American Greetings Agrees to Takeover by Weiss Family

American Greetings Corp. (AM), the biggest publicly traded greeting-card maker, agreed to be taken private by a group led by Chief Executive Officer Zev Weiss for about $524 million.

The group, including Chairman Morry Weiss and Chief Operating Officer Jeffrey Weiss, offered $18.20 a share in cash, 27 percent more than the close of the Class A stock on Sept. 25, the day before the Weiss family first proposed to acquire the company. A 15 cent-a-share dividend may also be offered, which would give stockholders $18.35 a share for the deal, the Cleveland-based company said today in a statement.

The Weiss brothers had made an offer of $17.18 a share in September, saying that they wanted to return American Greetings, which was founded more than a century ago and began trading publicly in 1958, to family ownership. They raised that offer to $17.50 in January.

American Greetings rose 12 percent to $18.05 at the close in New York. The shares had dropped 4.7 percent this year through March 28, compared with a 10 percent gain for the Standard & Poor’s 500 Index.

The deal’s total value of about $878 million includes the assumption of the company’s notes due in 2021, the settlement of some stock options and the repayment of borrowings under a credit facility.
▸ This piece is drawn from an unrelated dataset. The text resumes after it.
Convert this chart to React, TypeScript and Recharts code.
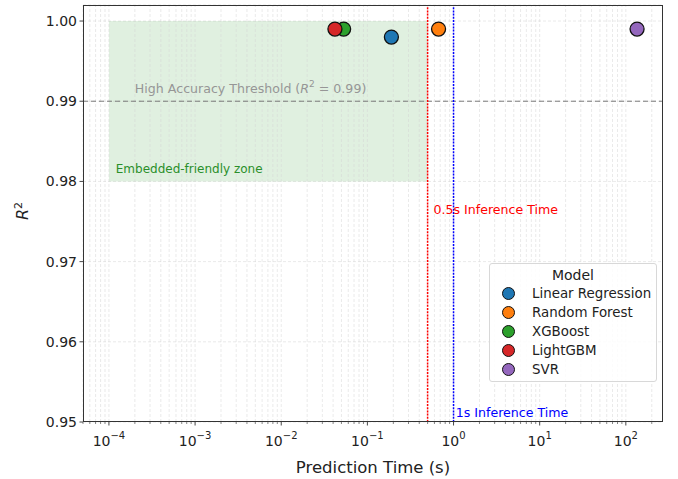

The acquisition is being financed by the Weiss family, cash funded by a $240 million non-voting preferred stock investment by a unit of Koch Industries Inc. and $600 million in debt financing, the company said.

Hallmark Competition

Revenue at American Greetings, which counts Wal-Mart Stores Inc. and Target Corp. as its biggest customers, rose 6.1 percent to $1.7 billion in the year ended Feb. 29, 2012.

American Greetings, which competes with closely held Hallmark Cards Inc., sells cards under brand names such as Carlton Cards and Papyrus, as well as gift packaging, party goods and stationery, according to a filing last year. More than 80 percent of Americans, mainly women, buy greeting cards each year with the average customer in the mid- to late 40s, American Greetings has said.

Peter J. Solomon Co. is acting as financial adviser to the special committee of American Greetings’ board while Sullivan & Cromwell LLP is providing legal advice. KeyBanc Capital Markets is financial adviser to the Weiss family and Jones Day is acting as legal counsel.